Data Processing
===============

The RDSdata function is the foundational function for processing respondent-driven sampling (RDS) survey data. It reconstructs recruitment chains, calculates wave numbers, identifies seeds, and imputes missing degree values by tracking how participants recruited one another through coupon redemption. **Use RDSdata before applying any estimation or plotting functions from the RDSTools package.**

Usage
-----

.. code-block:: python

    RDSdata(data, unique_id, redeemed_coupon, issued_coupons, degree, zero_degree="hotdeck", NA_degree="hotdeck")

Arguments
---------

**data**
    pandas.DataFrame. Should contain an ID variable for sample case, corresponding redeemed coupon code, and issued coupon code.

**unique_id**
    str. The column name of the column with respondent IDs.

**redeemed_coupon**
    str. The column name of the column with coupon codes redeemed by respondents when participating in the study.

**issued_coupons**
    list of str. The column name of the column with coupon codes issued to respondents (i.e., coupons given to respondents to recruit their peers). If multiple coupons are issued, list all coupon code variables.

**degree**
    str. The column name of the column with degree (i.e., network size) reported by respondents.

**zero_degree**
    str, optional. Used to set the method for handling zero values in the 'degree' variable. Three available methods are: mean imputation, median imputation, and hotdeck imputation.

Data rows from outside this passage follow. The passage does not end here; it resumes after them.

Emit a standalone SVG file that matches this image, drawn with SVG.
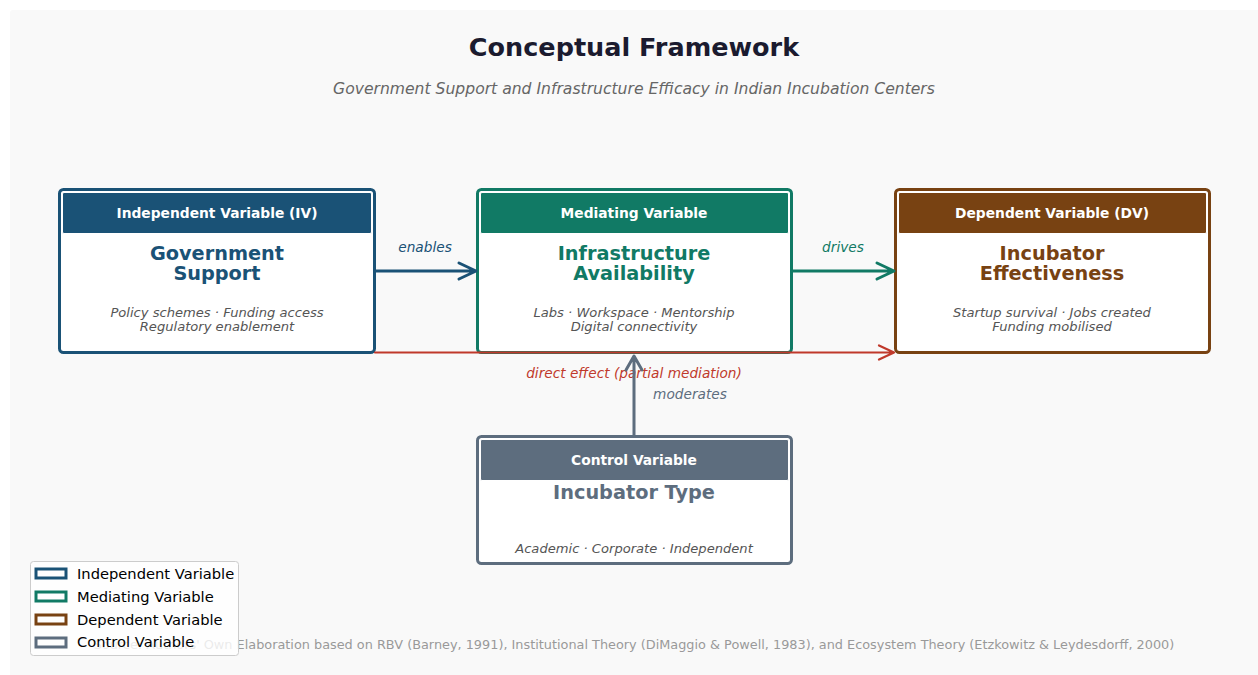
<svg xmlns="http://www.w3.org/2000/svg" width="1258" height="675" viewBox="0 0 1258 675">
  <style>
    text { font-family: "DejaVu Sans", "Liberation Sans", sans-serif; text-anchor: middle; }
    .title { font-size: 25.5px; font-weight: bold; fill: #1b1b2f; }
    .subtitle { font-size: 15.6px; font-style: italic; fill: #666666; }
    .box { fill: #ffffff; stroke-width: 3; }
    .hdr { stroke: #ffffff; stroke-width: 1; }
    .hdr-text { font-size: 13.8px; font-weight: bold; fill: #ffffff; }
    .name { font-size: 19.3px; font-weight: bold; }
    .desc { font-size: 13.1px; font-style: italic; fill: #555555; }
    .lbl { font-size: 13.7px; font-style: italic; }
    .footer { font-size: 12.85px; fill: #999999; }
    .legend-text { font-size: 14.7px; fill: #000000; text-anchor: start; }
    .iv { stroke: #1a5276; } .iv-f { fill: #1a5276; }
    .mv { stroke: #117a65; } .mv-f { fill: #117a65; }
    .dv { stroke: #784212; } .dv-f { fill: #784212; }
    .cv { stroke: #5d6d7e; } .cv-f { fill: #5d6d7e; }
    .conn { fill: none; stroke-linecap: round; stroke-linejoin: round; }
  </style>

  <!-- page background -->
  <rect x="0" y="0" width="1258" height="675" fill="#ffffff"/>
  <rect x="10" y="10" width="1258" height="675" rx="3" fill="#f9f9f9"/>

  <text class="title" x="634" y="56">Conceptual Framework</text>
  <text class="subtitle" x="634" y="94">Government Support and Infrastructure Efficacy in Indian Incubation Centers</text>

  <!-- independent variable -->
  <g id="node-iv">
    <rect class="box iv" x="59.5" y="189.5" width="315" height="163" rx="4"/>
    <rect class="hdr iv-f" x="62.5" y="192.5" width="309" height="41" rx="1.5"/>
    <text class="hdr-text" x="217" y="218">Independent Variable (IV)</text>
    <text class="name iv-f"><tspan x="217" y="260">Government</tspan><tspan x="217" y="280">Support</tspan></text>
    <text class="desc"><tspan x="217" y="316.5">Policy schemes · Funding access</tspan><tspan x="217" y="330.5">Regulatory enablement</tspan></text>
  </g>

  <!-- mediating variable -->
  <g id="node-mv">
    <rect class="box mv" x="477.5" y="189.5" width="314" height="163" rx="4"/>
    <rect class="hdr mv-f" x="480.5" y="192.5" width="308" height="41" rx="1.5"/>
    <text class="hdr-text" x="634" y="218">Mediating Variable</text>
    <text class="name mv-f"><tspan x="634" y="260">Infrastructure</tspan><tspan x="634" y="280">Availability</tspan></text>
    <text class="desc"><tspan x="634" y="316.5">Labs · Workspace · Mentorship</tspan><tspan x="634" y="330.5">Digital connectivity</tspan></text>
  </g>

  <!-- dependent variable -->
  <g id="node-dv">
    <rect class="box dv" x="895.5" y="189.5" width="314" height="163" rx="4"/>
    <rect class="hdr dv-f" x="898.5" y="192.5" width="308" height="41" rx="1.5"/>
    <text class="hdr-text" x="1052" y="218">Dependent Variable (DV)</text>
    <text class="name dv-f"><tspan x="1052" y="260">Incubator</tspan><tspan x="1052" y="280">Effectiveness</tspan></text>
    <text class="desc"><tspan x="1052" y="316.5">Startup survival · Jobs created</tspan><tspan x="1052" y="330.5">Funding mobilised</tspan></text>
  </g>

  <!-- control variable -->
  <g id="node-cv">
    <rect class="box cv" x="477.5" y="436.5" width="314" height="127" rx="4"/>
    <rect class="hdr cv-f" x="480.5" y="439.5" width="308" height="41" rx="1.5"/>
    <text class="hdr-text" x="634" y="465">Control Variable</text>
    <text class="name cv-f" x="634" y="499">Incubator Type</text>
    <text class="desc" x="634" y="552.5">Academic · Corporate · Independent</text>
  </g>

  <!-- connectors -->
  <g id="connectors">
    <g id="edge-enables">
      <path class="conn iv" stroke-width="3" d="M375 271 H475 M459 263 L476 271 L459 279"/>
      <text class="lbl iv-f" x="425" y="252">enables</text>
    </g>
    <g id="edge-drives">
      <path class="conn mv" stroke-width="3" d="M792 271 H893 M877 263 L894 271 L877 279"/>
      <text class="lbl mv-f" x="843" y="252">drives</text>
    </g>
    <g id="edge-direct">
      <path class="conn" stroke="#c0392b" stroke-width="2.2" d="M375 352.5 H893 M879 345.5 L894 352.5 L879 359.5"/>
      <text class="lbl" fill="#c0392b" x="634" y="378">direct effect (partial mediation)</text>
    </g>
    <g id="edge-moderates">
      <path class="conn cv" stroke-width="3" d="M634 435 V357 M626 370 L634 356 L642 370"/>
      <text class="lbl cv-f" x="690" y="399">moderates</text>
    </g>
  </g>

  <text class="footer" x="634" y="648.5">Source: Authors' Own Elaboration based on RBV (Barney, 1991), Institutional Theory (DiMaggio &amp; Powell, 1983), and Ecosystem Theory (Etzkowitz &amp; Leydesdorff, 2000)</text>

  <!-- legend -->
  <g id="legend">
    <rect x="30.5" y="561.5" width="208" height="94" rx="3" fill="#ffffff" fill-opacity="0.8" stroke="#cccccc" stroke-width="1"/>
    <rect x="36" y="569" width="30" height="9" fill="none" stroke="#1a5276" stroke-width="3"/>
    <rect x="36" y="592" width="30" height="9" fill="none" stroke="#117a65" stroke-width="3"/>
    <rect x="36" y="615" width="30" height="9" fill="none" stroke="#784212" stroke-width="3"/>
    <rect x="36" y="638" width="30" height="9" fill="none" stroke="#5d6d7e" stroke-width="3"/>
    <text class="legend-text" x="77" y="579">Independent Variable</text>
    <text class="legend-text" x="77" y="602">Mediating Variable</text>
    <text class="legend-text" x="77" y="625">Dependent Variable</text>
    <text class="legend-text" x="77" y="647">Control Variable</text>
  </g>
</svg>
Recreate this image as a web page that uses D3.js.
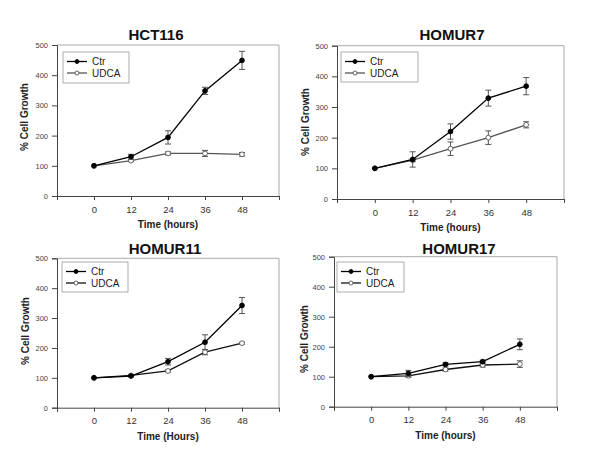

The default is hotdeck.

    * **mean**: Impute all positions that require imputation with the average value of all non-zero and non-missing values from the input degree.
    * **median**: Impute all positions that require imputation with the median value of all non-zero and non-missing values from the input degree.
    * **hotdeck**: For each position needing imputation, perform random sampling with replacement from all non-zero and non-missing values in the input degree, where each value has equal probability of being selected. The sampled value is then used as the imputed value.

**NA_degree**
    str, optional. Used to set the method for handling missing values in the 'degree' variable. Three available methods are: mean imputation, median imputation, and hotdeck imputation. The default is hotdeck.

    * **mean**: Impute all positions that require imputation with the average value of all non-zero and non-missing values from the input degree.
    * **median**: Impute all positions that require imputation with the median value of all non-zero and non-missing values from the input degree.
    * **hotdeck**: For each position needing imputation, perform random sampling with replacement from all non-zero and non-missing values in the input degree, where each value has equal probability of being selected. The sampled value is then used as the imputed value.

Returns
-------

**pandas.DataFrame**
    A data frame with all original variables, some renamed, and new RDS-related information:

    * **ID** (str): Renamed unique_id
    * **R_CP** (str): Renamed redeemed coupon ID
    * **T_CP1 - T_CPn** (str): Renamed issued_coupon
    * **DEGREE** (original type): Original degree variable
    * **DEGREE_IMP** (float): Degree variable with missing 0 and/or missing values treated
    * **WEIGHT** (float): Weight variable calculated as 1/DEGREE_IMP
    * **WAVE** (int): Indicates the wave a node was introduced into the data. The value of Seed is 0
    * **S_ID** (str): Indicates the ID of the seed corresponding to the node. For seeds, the value is the same as the value of ID
    * **R_ID** (str): Indicates the ID of the recruiter node. For seeds, the value is NA because there is no recruiter for seeds among respondents
    * **SEED** (int): Values are only 0 and 1, they are used to indicate whether the node is seed or not. If it is seed, the value is 1, if not, it is 0
    * **CP_ISSUED** (int): The count of issued coupons to the respondent
    * **CP_USED** (int): The count of used coupons (i.e., coupons redeemed by recruits) among the issued coupons

Example
-------

.. code-block:: python

    from RDSTools import load_toy_data, RDSdata

    # Using the built-in toy dataset
    data = load_toy_data()

    rds_data = RDSdata(
        data=data,
        unique_id="ID",
        redeemed_coupon="CouponR",
        issued_coupons=["Coupon1", "Coupon2", "Coupon3"],
        degree="Degree"
    )

    # With custom imputation methods
    rds_data = RDSdata(
        data=data,
        unique_id="ID",
        redeemed_coupon="CouponR",
        issued_coupons=["Coupon1", "Coupon2", "Coupon3"],
        degree="Degree",
        zero_degree="median",
        NA_degree="mean"
    )